第33話「夏休みの自由研究と深堀騒動の話」

更新日:2024/08/31

 日本列島を縦断した台風10号、被災された方々にお見舞い申し上げます。

 

 さて今日は夏休み最終日、宿題に追われている学生さんも多いと思います。その中でもラスボスとして君臨する自由研究、今回も芸能人シリーズをお休みして、小さなお客さんの自由研究の話です。

 

 萌々香さんは利発な小学5年生です。長崎の歴史に興味があり自由研究のことで質問したいと訪ねてきました。てっきり居留地の話と思いきや、何と彼女がお題に選んだのは深堀藩の敵討ち「深堀騒動」でした。

 

 ご存じない方のために「深堀騒動」をおさらいしておきましょう。時は元禄13年(1701年)、鍋島藩深堀家の武士と、商人の髙木家の家来が些細なことから争いとなりました。髙木側は深堀家の家臣に暴行を加え刀まで奪ってしまいます。町人にここまでやられては面子が立たないと深堀家は未明に髙木家に討ち入り、当主の髙木彦右衛門をはじめ家来を討ち取りました。当時の武士の法律である「武家諸法度」に違反したとの事で、長崎奉行所は深堀側の武士を切腹・島流しの刑に処しますが、武士の心意気や天晴れと江戸でも評判となりました。翌年、赤穂浪士が討ち入りの際に参考にしたとの伝聞もあります。
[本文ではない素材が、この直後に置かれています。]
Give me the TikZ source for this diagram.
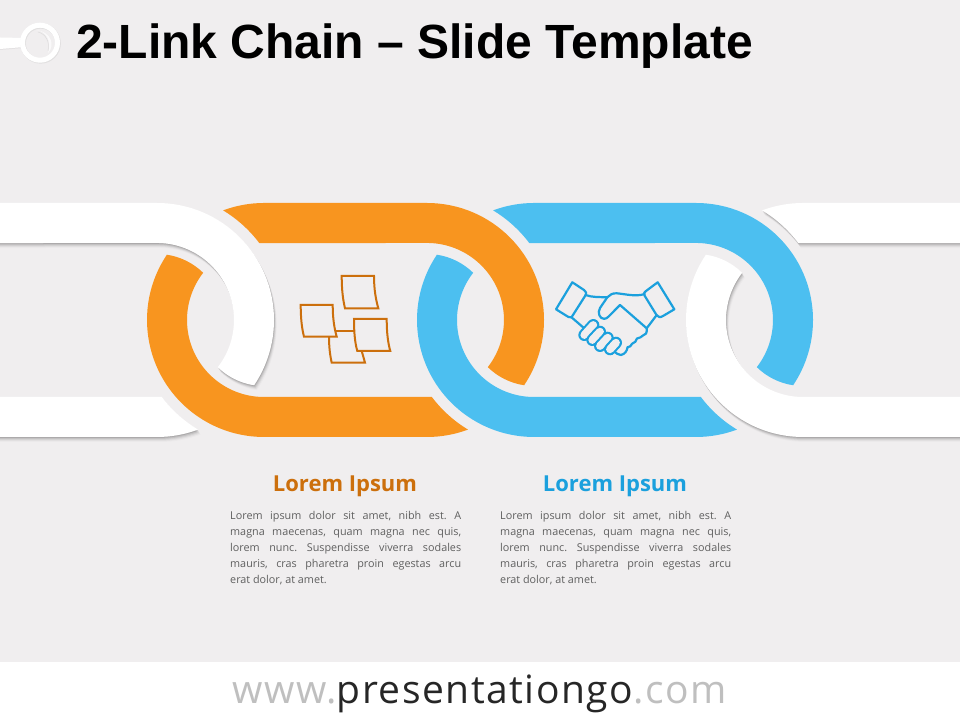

 しかし、町人と武士が互角に戦う?疑問に思った方も多数いると思うので、当時の時代背景を見てみましょう。ご存じのとおり、江戸時代は鎖国で海外との交易は長崎の出島だけでした。出島は莫大な利益を生みますが、当然支出も半端じゃありません。資金が足りなくなった長崎奉行所は地元の商人の手を借りました。その筆頭が髙木家だったのです。潤沢な資金提供の見返りに髙木家は町年寄に任命され、名字帯刀の許しも出て武士と同格になったのでした。方や深堀家が所属する鍋島藩は外様大名です。幕府に命じられきつい沿岸警備に明け暮れていました。身分こそ武士>商人でしたが、奉行所と手を組んだ髙木家のほうが優位だった訳です。(時代劇だと悪代官と手を組んだ越後屋みたいな存在ですね。)

 

 さて、どうも我が家はこの越後屋の血を引いているみたいです。我が家の曾祖母は出戻りです。(21話参照)そのため、祖父や父の前で髙木家の話をすることはタブーでした。結構な歳になるまでルーツを知らず生きてきたのですが、思わぬ方から来歴を明かされました。
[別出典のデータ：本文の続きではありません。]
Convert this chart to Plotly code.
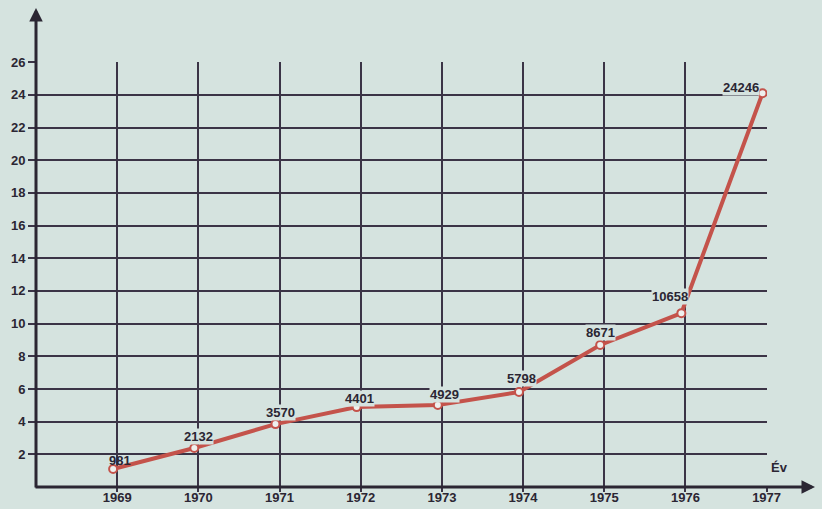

 長崎市の文化財課長(当時)の深堀彰さんは小柄で笑顔が絶えませんが、何かオーラがある方です。初対面の開口一番、

「あんたは南山手の髙木さん?はしご高で濁らないタカキさん?あんたのご先祖さんとうちのご先祖は昔ドンパチやってたのは知ってる?」

「はい、確かに髙木ですが。髙木違いだと思います。」

「いやあ間違いない。あんたの家の家系図はあんた以上に詳しいよ。だって、私は深堀家の末裔だから。」

 そうです。深堀さんは先祖代々深堀町在住、あの深堀家当主の末裔だったのです。謎のオーラはお殿様のオーラでした。こうして、敵同士の末裔の不思議な親交が始まったのでした。

 

 萌々香さんはどこで聞きつけたか髙木家の末裔(分家ですが)らしい私に、以上のような話を聞きに来たのでした。中でもなぜ町人が武士と戦えたの?と皆さんと同じように持った疑問を解決でき、自由研究は無事に仕上がりました。お代官様と手を組んだ悪徳商人の末裔も小学生の役に立てて恐悦至極な夏休みでした。